The Jerk Store Called

Taking a break from the gym is great not just for the physical rest, but also for stepping away from the mental grind. I’m not even talking about what’s required to motivate yourself day after day. The gym environment itself creates anxiety and stress.

One major hassle is the way you must compete with other members for equipment—like an open squat rack, or a barbell bench press station. In fact, gym etiquette is so bad that performing the actual lift is the least of my problems.

Take for example the couple sets of incline dumbbell presses I plan for my chest day. First, I have to time my routine so that the gym’s sole incline bench is available at just the right moment. Then, I have to find not one, but two 70 lb dumbbells. The scavenger hunt can lead me around the gym—back by the Smith Machine, next to the treadmills, into the aerobics room. At the end, it’s a Gift of the Magi situation: By the time I gather matching dumbbells, someone else has taken over the open bench.

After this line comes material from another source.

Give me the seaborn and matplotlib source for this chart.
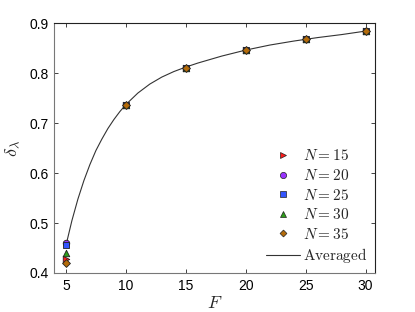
import pandas as pd
import matplotlib
matplotlib.use("Agg")
import matplotlib.pyplot as plt
import seaborn as sns
import numpy as np
from matplotlib.lines import Line2D

# values
F_vals = [5, 10, 15, 20, 25, 30]
N_vals = [15, 20, 25, 30, 35]
delta_N15 = [0.428, 0.737, 0.811, 0.847, 0.869, 0.885]
delta_N20 = [0.461, 0.737, 0.811, 0.847, 0.869, 0.885]
delta_N25 = [0.456, 0.737, 0.811, 0.847, 0.869, 0.885]
delta_N30 = [0.441, 0.737, 0.811, 0.847, 0.869, 0.885]
delta_N35 = [0.421, 0.737, 0.811, 0.847, 0.869, 0.885]

# averaged curve, read at many F
avg_F = [5, 5.5, 6, 6.5, 7, 7.5, 8, 8.5, 9, 9.5, 10, 11, 12, 13, 14, 15,
         16, 17, 18, 19, 20, 22, 24, 26, 28, 30]
avg_delta = [0.455, 0.505, 0.548, 0.585, 0.617, 0.645, 0.668, 0.689, 0.707,
             0.723, 0.737, 0.760, 0.778, 0.792, 0.803, 0.812, 0.820, 0.827,
             0.834, 0.840, 0.846, 0.856, 0.864, 0.871, 0.877, 0.884]

series = [delta_N15, delta_N20, delta_N25, delta_N30, delta_N35]
markers = [">", "o", "s", "^", "D"]
colors = ["#ff1a1a", "#9933ff", "#3355ff", "#2e9e1a", "#b36b0a"]

rows = []
for n, vals in zip(N_vals, series):
    for f, d in zip(F_vals, vals):
        rows.append({"F": f, "delta": d, "N": n})
df = pd.DataFrame(rows)
avg = pd.DataFrame({"F": avg_F, "delta": avg_delta})

sns.set_theme(style="ticks")
plt.rcParams["mathtext.fontset"] = "cm"
plt.rcParams["font.family"] = ["Liberation Sans", "DejaVu Sans"]

fig = plt.figure(figsize=(4.15, 3.12), dpi=100)
ax = fig.add_axes([0.130, 0.125, 0.774, 0.801])

sns.lineplot(data=avg, x="F", y="delta", ax=ax, color="#333333", lw=0.8, zorder=1)

for n, m, c in zip(N_vals, markers, colors):
    sub = df[df["N"] == n]
    sns.scatterplot(data=sub, x="F", y="delta", ax=ax, marker=m, color=c,
                    s=22 if m != "D" else 16, edgecolor="#222222", linewidth=0.6,
                    zorder=3, legend=False)

ax.set_xlim(4, 30.8)
ax.set_ylim(0.4, 0.9)
ax.set_xticks([5, 10, 15, 20, 25, 30])
ax.set_yticks([0.4, 0.5, 0.6, 0.7, 0.8, 0.9])
ax.tick_params(direction="in", top=True, right=True, labelsize=10, length=3,
               width=0.6, colors="#222222", pad=4)
for lab in ax.get_xticklabels() + ax.get_yticklabels():
    lab.set_color("black")
for side in ["left", "bottom"]:
    ax.spines[side].set_color("#777777")
for side in ["top", "right"]:
    ax.spines[side].set_color("#222222")
for sp in ax.spines.values():
    sp.set_linewidth(0.8)

ax.set_xlabel(r"$F$", fontsize=13, labelpad=2)
ax.set_ylabel(r"$\delta_\lambda$", fontsize=13, labelpad=6)

handles = []
for n, m, c in zip(N_vals, markers, colors):
    handles.append(Line2D([], [], ls="none", marker=m, color=c,
                          markeredgecolor="#222222", markeredgewidth=0.5,
                          markersize=4.5 if m != "D" else 3.5,
                          label=r"$N = %d$" % n))
handles.append(Line2D([], [], color="#333333", lw=0.8, label=r"$\mathrm{Averaged}$"))
ax.legend(handles=handles, loc="lower right", frameon=False, fontsize=11,
          handlelength=2.2, handletextpad=0.2, labelspacing=0.3,
          borderaxespad=0.1)

fig.savefig("out.png", dpi=100)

I’ve realized that a home/garage gym is best. Whatever you give up in terms of trendy equipment, you get back in a low stress experience.

It’s possible I’m the problem: If you meet one jerk during your day, he’s the jerk; if you meet jerks all day long, you’re the jerk. Still, my aggressive use of the equipment is a completely different situation from the way others transform the gym into a pigsty.

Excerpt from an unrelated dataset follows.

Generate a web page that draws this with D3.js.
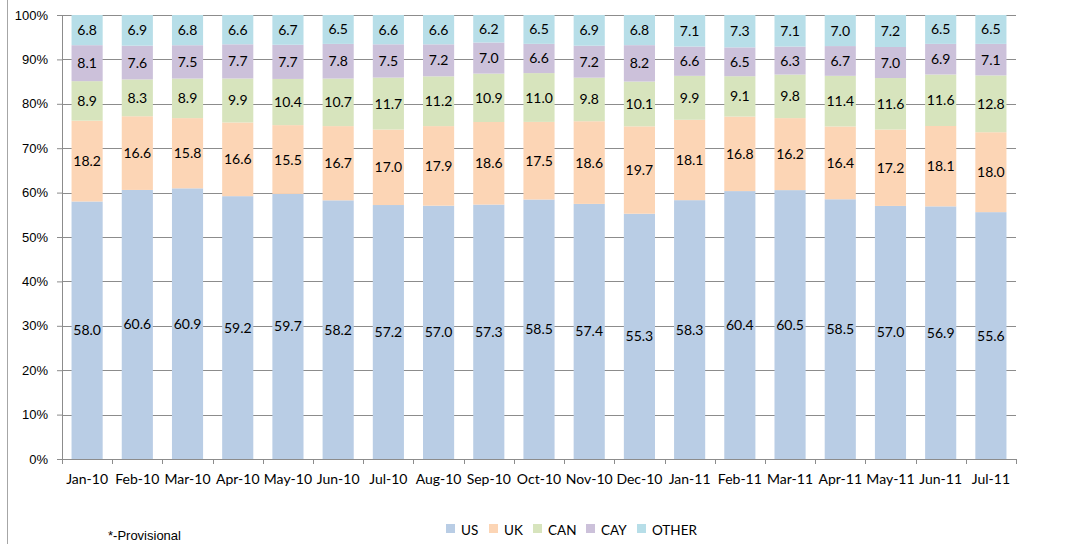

As a matter of fact, this morning I was so taken aback by a simple act of kindness, that I wanted to give the story its own paragraph.

I got to the gym at my usual 5:XX am, yet all three squat racks were already in use. So I stood there waiting my turn. The guy in the middle rack acknowledged me, and then asked if I wanted to work in with him. He was even happy to swap his weight plates on and off the bar while I used light weights to slowly warm up. “No reason to waste your morning waiting for a squat rack,” he said.

Maybe the gym is like a microcosm of society: mostly jerks, but a few good eggs. And in case you were wondering, no, I wouldn’t have done the same.